Petroleum levies are subject to parliamentary approval and not a decision to be taken by the National Petroleum Authority (NPA).

End premix subsidy

Presenting a study on the assessment of downstream petroleum product taxation and its efficiency in 2024, the Policy Lead, Petroleum and Conventional Energy of ACEP, Kodzo Yaotse, said putting BOST on the stock exchange would ensure transparency and accountability in BOST’s operations while reducing the GH¢0.12 burden on consumers.

“We also have to end the premix subsidy since all investigations on premix operations in Ghana show that the final consumers are not getting the product at the price that we are paying the subsidy for.

“There are some people that have allocated premix among themselves and sell it above the subsidised rates. So, if the people who are supposed to get the product are not getting it at the subsidised rate we want them to get it because of social equity concerns, why do we still keep it,” he asked.  

Lack of transparency and accountability

Mr Yaotse said between 2018 and 2024, the BOST margin, PDM, fuel marking margin and the UPPF increased by 300 per cent, 247 per cent, 350 per cent and 429 per cent, respectively.

He said consumers paid GH¢0.26 on every litre of petrol for primary distribution, regardless of whether the product passed through BOST’s facilities or not.

The PDM, he said, generated over GH¢1.2 billion annually, which went to fund political contracting for transportation services, allowing BOST to act as a lever for crony capitalism.

“More than 50 per cent of petroleum products distributed in Ghana were moved outside of BOST facilities, raising questions about the justification for that fee,” he said.

Mr Yaotse said the UPPF was imposed to ensure that petroleum prices remained uniform across the country.

“In reality, political settlement considerations appear to be driving the persistence of the UPPF, considering that there is no evidence to suggest that the absence of the UPPF would significantly raise fuel prices in remote areas.

“A major issue with the UPPF lies in the lack of transparency and accountability for the nearly GH¢5 billion in annual revenues accrued from the levy,” he said.
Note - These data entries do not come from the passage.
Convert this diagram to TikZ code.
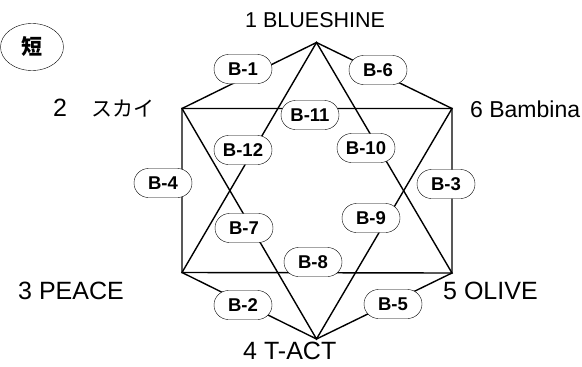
\documentclass[tikz,border=0pt]{standalone}
\usepackage{fontspec}
\setmainfont{Liberation Sans}
\newfontfamily\cjk{Noto Sans CJK JP}
\usetikzlibrary{shapes.geometric}
\tikzset{
	bnode/.style={draw, fill=white, rounded corners=14.5pt, minimum width=58pt, minimum height=29pt, inner sep=0pt, font=\bfseries\fontsize{18.5}{18.5}\selectfont},
	vlabel/.style={anchor=west, inner sep=0pt, font=\fontsize{25}{25}\selectfont},
	edge/.style={line width=1.4pt}
}
\begin{document}
\begin{tikzpicture}[x=1pt,y=-1pt]
		\useasboundingbox (0,0) rectangle (582,367);
		% corners of the hexagon
		\coordinate (v1) at (316.5,42.5);
		\coordinate (v2) at (182,108.5);
		\coordinate (v3) at (182,272.5);
		\coordinate (v4) at (316.5,339);
		\coordinate (v5) at (452,273);
		\coordinate (v6) at (452,108.5);
		\draw[edge] (v1) -- (v2) -- (v3) -- (v4) -- (v5) -- (v6) -- cycle;
		\draw[edge] (v1) -- (v3) -- (v5) -- cycle;
		\draw[edge] (v2) -- (v4) -- (v6) -- cycle;
		% labels on the edges
		\foreach \n/\x/\y in {1/243/69, 2/243/305, 3/446/184, 4/163/183, 5/393/304, 6/378/70, 7/244/228, 8/313/262, 9/371/218, 10/366/148, 11/310/115, 12/243/150}
		{
			\node[bnode] (b\n) at (\x,\y) {B-\n};
		}
		% names at the corners
		\node[vlabel, font=\fontsize{21.5}{21.5}\selectfont] (l1) at (245,20) {1 BLUESHINE};
		\node[vlabel] (l2) at (53,108) {2\hspace{24pt}{\cjk\fontsize{21}{21}\selectfont スカイ}};
		\node[vlabel] (l3) at (18,291) {3 PEACE};
		\node[vlabel] (l4) at (243,351) {4 T-ACT};
		\node[vlabel] (l5) at (443,291) {5 OLIVE};
		\node[vlabel, font=\fontsize{23}{23}\selectfont] (l6) at (470,109) {6 Bambina};
		\node[font=\cjk\bfseries\fontsize{21}{21}\selectfont] (tan) at (32,47) {短};
		\draw (tan.center) ellipse (31.5 and 23.5);
\end{tikzpicture}
\end{document}
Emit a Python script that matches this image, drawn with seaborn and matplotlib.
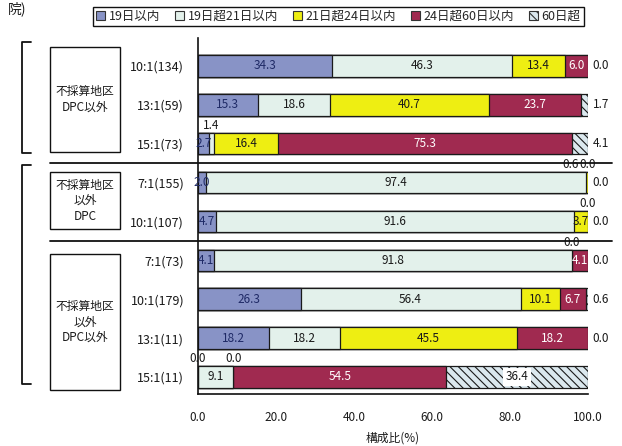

On fuel marking margin, Mr Yaotse said consumers paid GH¢9 per litre for the marking of petroleum products intended to ensure the authenticity and quality of fuel sold at retail outlets.

He, however, said documents from the NPA revealed that the contractor responsible for the marking process received only about half of the over GH¢400 million in annual margin revenues collected from consumers through a sole-sourced procurement arrangement.

“Between 2019 and December 2023, the sole-sourced contract for fuel marking was renewed five times, each time for short durations ranging from two to six months.

“Evidence from the NPA shows that the proprietary chemical agent used for marking fuel ends up in the hands of fuel smugglers,” he said.

In relation to BOST's margin, he said BOST received a GH¢12 margin on every litre of petroleum for the maintenance of its operations aimed chiefly at keeping strategic stock, a function that it had never performed.

BOST, he said, had recently taken on a more commercial outlook, competing directly with private sector players in the importation and sale of petroleum products.

“BOST controls about 20 per cent of the petroleum import market through its Gold for Oil programme, reinforcing its recent deviation from its core mandate.

“This shift has raised concerns about BOST’s continued receipt of margins (almost GH¢600 million annually), particularly since the company operates tax-free assets while competing with private businesses that pay taxes,” he said.